Whatever. It doesn’t mean anything. Loads of people were really angry, but I just felt kind of fatigued. It’s kind of a hollow gesture. But then, as I write in the book… online activism, is that not the nature of it? It is performative.
What would have been a more appropriate action to show allyship?
I don’t think what’s needed is white people showing the Black community allyship. Allyship is like this charitable enterprise where a white person can, if they feel so inclined, help the disadvantaged, “marginalised” or victim – victim not being my word, but the term I see used in the discourse.
I think one of the proposals I make in the book is there are certain things like police brutality, that while Black people are disproportionately affected by it, it’s actually in everyone’s best interests to have police forces that cannot just act with impunity.
I think we saw that quite powerfully at the protests around Sarah Everard, where there were lots of white women being subjected to police brutality. That was quite a stark reminder that having these kinds of checks and balances in society is not just a favour that Black people need. It’s something that everybody should be invested in.
Social media acts as a platform to promote and to elevate. But in terms of online activism, what’s your stance on it?
Actually, there are loads of things I love about social media. I think social media as a starting point for conversations or sharing knowledge is really powerful. But when it then needs to move to something far deeper and more robust and it doesn’t, it becomes kind of untethered from the environments that generated some of the ideas that we’re talking about. The arguments, concepts and histories become distorted, and often shrill and declamatory.

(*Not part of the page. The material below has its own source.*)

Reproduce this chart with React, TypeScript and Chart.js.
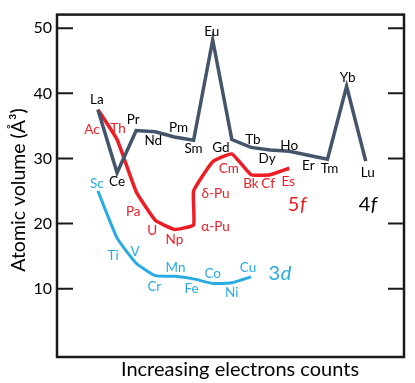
import React, { useEffect, useRef } from 'react';
import { Chart, registerables } from 'chart.js';

Chart.register(...registerables);

const FONT = 'Lato, "Open Sans", sans-serif';

// 4f series (lanthanides)
const f4Labels = ['La', 'Ce', 'Pr', 'Nd', 'Pm', 'Sm', 'Eu', 'Gd', 'Tb', 'Dy', 'Ho', 'Er', 'Tm', 'Yb', 'Lu'];
const f4Positions = [0, 1, 2, 3, 4, 5, 6, 7, 8, 9, 10, 11, 12, 13, 14];
const f4Values = [37.5, 27.8, 34.3, 34.1, 33.3, 32.8, 48.2, 32.9, 31.7, 31.3, 31.1, 30.5, 29.9, 41.1, 29.6];

// 5f series (actinides)
const f5Labels = ['Ac', 'Th', 'Pa', 'U', 'Np', 'α-Pu', 'δ-Pu', '', 'Cm', 'Bk', 'Cf', 'Es'];
const f5Positions = [0, 1, 2, 3, 4, 5, 5, 6, 7, 8, 9, 10];
const f5Values = [37.5, 32.9, 24.9, 20.5, 19.1, 19.8, 25.0, 29.5, 30.7, 27.5, 27.5, 28.5];

// 3d series (transition metals)
const d3Labels = ['Sc', 'Ti', 'V', 'Cr', 'Mn', 'Fe', 'Co', 'Ni', 'Cu'];
const d3Positions = [0, 1, 2, 3, 4, 5, 6, 7, 8];
const d3Values = [25.0, 17.8, 13.9, 12.0, 11.9, 11.5, 10.8, 10.9, 11.8];

const yTicks = [10, 20, 30, 40, 50];

// label placement (pixel offsets from each point), kept apart from data
const f4LabelOffsets = [[-1, -10], [0, 9], [-3, -11], [-2, 9], [4, -9], [0, 8], [-1, -8], [-11, 8], [2, -8], [-3, 9], [0, -6], [0, 10], [2, 10], [1, -9], [2, 12]];
const f5LabelOffsets = [[-6, 20], [1, -11], [-3, 20], [-3, 10], [0, 10], [22, 2], [22, 3], [0, 0], [-3, 15], [0, 9], [-2, 9], [-1, 13]];
const d3LabelOffsets = [[-1, -7], [-4, 18], [-1, -12], [-1, 11], [1, -9], [-2, 10], [0, -10], [0, 10], [-3, -9]];

const C4 = '#44546A';
const C5 = '#EE1C25';
const C3 = '#29ABE2';

const seriesTags = [
  { main: '5', ital: 'f', x: 10.4, y: 22.9, color: C5 },
  { main: '4', ital: 'f', x: 14.1, y: 22.9, color: '#000000' },
  { main: '3', ital: 'd', x: 9.5, y: 12.3, color: C3 },
];

const pts = (pos: number[], vals: number[]) => vals.map((v, i) => ({ x: pos[i], y: v }));

const labelPlugin = {
  id: 'labelsAndFrame',
  afterDatasetsDraw(chart: any) {
    const { ctx, chartArea, scales } = chart;
    const xs = scales.x;
    const ys = scales.y;
    ctx.save();
    // point labels
    const groups = [
      { idx: 0, labels: f4Labels, offs: f4LabelOffsets, color: '#000000' },
      { idx: 1, labels: f5Labels, offs: f5LabelOffsets, color: C5 },
      { idx: 2, labels: d3Labels, offs: d3LabelOffsets, color: C3 },
    ];
    ctx.font = `13.5px ${FONT}`;
    ctx.textAlign = 'center';
    ctx.textBaseline = 'middle';
    groups.forEach((g) => {
      const meta = chart.getDatasetMeta(g.idx);
      ctx.fillStyle = g.color;
      meta.data.forEach((el: any, j: number) => {
        const t = g.labels[j];
        if (!t) return;
        ctx.fillText(t, el.x + g.offs[j][0], el.y + g.offs[j][1]);
      });
    });
    // series tags
    seriesTags.forEach((s) => {
      const px = xs.getPixelForValue(s.x);
      const py = ys.getPixelForValue(s.y);
      ctx.font = `20px ${FONT}`;
      const w1 = ctx.measureText(s.main).width;
      ctx.font = `italic 20px ${FONT}`;
      const w2 = ctx.measureText(s.ital).width;
      const start = px - (w1 + w2) / 2;
      ctx.textAlign = 'left';
      ctx.fillStyle = s.color;
      ctx.font = `20px ${FONT}`;
      ctx.fillText(s.main, start, py);
      ctx.font = `italic 20px ${FONT}`;
      ctx.fillText(s.ital, start + w1 + 0.5, py);
    });
    // frame
    ctx.strokeStyle = '#1a1a1a';
    ctx.lineWidth = 2.5;
    ctx.strokeRect(chartArea.left, chartArea.top, chartArea.right - chartArea.left, chartArea.bottom - chartArea.top);
    // inner ticks on both sides
    ctx.lineWidth = 2;
    ys.ticks.forEach((t: any) => {
      if (!yTicks.includes(t.value)) return;
      const py = ys.getPixelForValue(t.value);
      ctx.beginPath();
      ctx.moveTo(chartArea.left, py);
      ctx.lineTo(chartArea.left + 16, py);
      ctx.moveTo(chartArea.right - 16, py);
      ctx.lineTo(chartArea.right, py);
      ctx.stroke();
    });
    // axis titles
    ctx.fillStyle = '#000000';
    ctx.font = `20px ${FONT}`;
    ctx.textAlign = 'center';
    ctx.textBaseline = 'middle';
    ctx.fillText('Increasing electrons counts', 240, 370);
    ctx.font = `19.5px ${FONT}`;
    ctx.translate(19, 190);
    ctx.rotate(-Math.PI / 2);
    ctx.fillText('Atomic volume (Å³)', 0, 0);
    ctx.restore();
  },
};

export default function App() {
  const ref = useRef<HTMLCanvasElement | null>(null);
  useEffect(() => {
    if (!ref.current) return;
    const chart = new Chart(ref.current, {
      type: 'line',
      data: {
        datasets: [
          {
            label: '4f',
            data: pts(f4Positions, f4Values),
            borderColor: C4,
            borderWidth: 3.5,
            pointRadius: 0,
            tension: 0,
            borderJoinStyle: 'miter',
          },
          {
            label: '5f',
            data: pts(f5Positions, f5Values),
            borderColor: C5,
            borderWidth: 3.5,
            pointRadius: 0,
            tension: 0.12,
            borderJoinStyle: 'round',
          },
          {
            label: '3d',
            data: pts(d3Positions, d3Values),
            borderColor: C3,
            borderWidth: 3,
            pointRadius: 0,
            tension: 0.15,
            borderJoinStyle: 'round',
          },
        ],
      },
      options: {
        animation: false,
        responsive: false,
        layout: { padding: { top: 11, right: 11, left: 0, bottom: 0 } },
        plugins: { legend: { display: false }, tooltip: { enabled: false } },
        scales: {
          x: {
            type: 'linear',
            min: -2.14,
            max: 16.0,
            ticks: { display: false },
            grid: { display: false },
            border: { display: false },
            afterFit: (s: any) => { s.height = 26; },
          },
          y: {
            type: 'linear',
            min: -0.5,
            max: 52.1,
            afterBuildTicks: (s: any) => { s.ticks = yTicks.map((v) => ({ value: v })); },
            ticks: { font: { family: FONT, size: 16 }, color: '#000000', padding: 5 },
            grid: { display: false, drawTicks: false },
            border: { display: false },
            afterFit: (s: any) => { s.width = 57; },
          },
        },
      },
      plugins: [labelPlugin],
    });
    return () => chart.destroy();
  }, []);
  return (
    <div style={{ position: 'fixed', left: 0, top: 0, width: 415, height: 383, background: '#fff' }}>
      <canvas ref={ref} width={415} height={383} style={{ width: 415, height: 383 }} />
    </div>
  );
}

I also quote Angela Davis. She talks about the fact that all of the information that we can get online, we’ve confused that with knowledge. So many times I’ve seen infographics that are inaccurate being shared like wildfire. Then, I’m seeing that being referenced in the things that people are writing, so you see this fake news or fake information being spread. But if it’s popular and people are invested in it, it can be difficult to be a dissenting voice.
How do you hope your book will change the dialogue on race?
I hope people will draw connections between things that maybe they hadn’t thought about previously. Through doing that, we’ll be able to identify ways in which different forms of inequality, oppression and the very burning reality of the destruction of the biosphere open up exciting possibilities for new alliances and new allegiances between people. What’s key is basically the creation of mass movements.
We have to stop acting like racism is an anomaly and, when we see instances of racism, being surprised. Racism is pervasive throughout our culture and society because of the way whiteness has been constructed. I don’t think we’re going to unlearn centuries of socialisation, things that were put in place hundreds of years before we were born. We need a compelling narrative to believe in something new. It was a really compelling mythology and there needs to be an equally compelling counter narrative, rather than the corporate speech of contemporary anti-racism.
Are you keen to keep exploring your research and publish more texts on race further down the line?
I’m going to finish my PhD this year and then I don’t want to write about race anymore! For my next project I actually want to write fiction.
I love Toni Morrison, like many people, but one of the things I love about her is the magic and the surrealism that animates her stories. Whatever I work on, I want it to be slightly sci-fi inspired. Many of my characters will be Black people, but I won’t be expressly talking about race.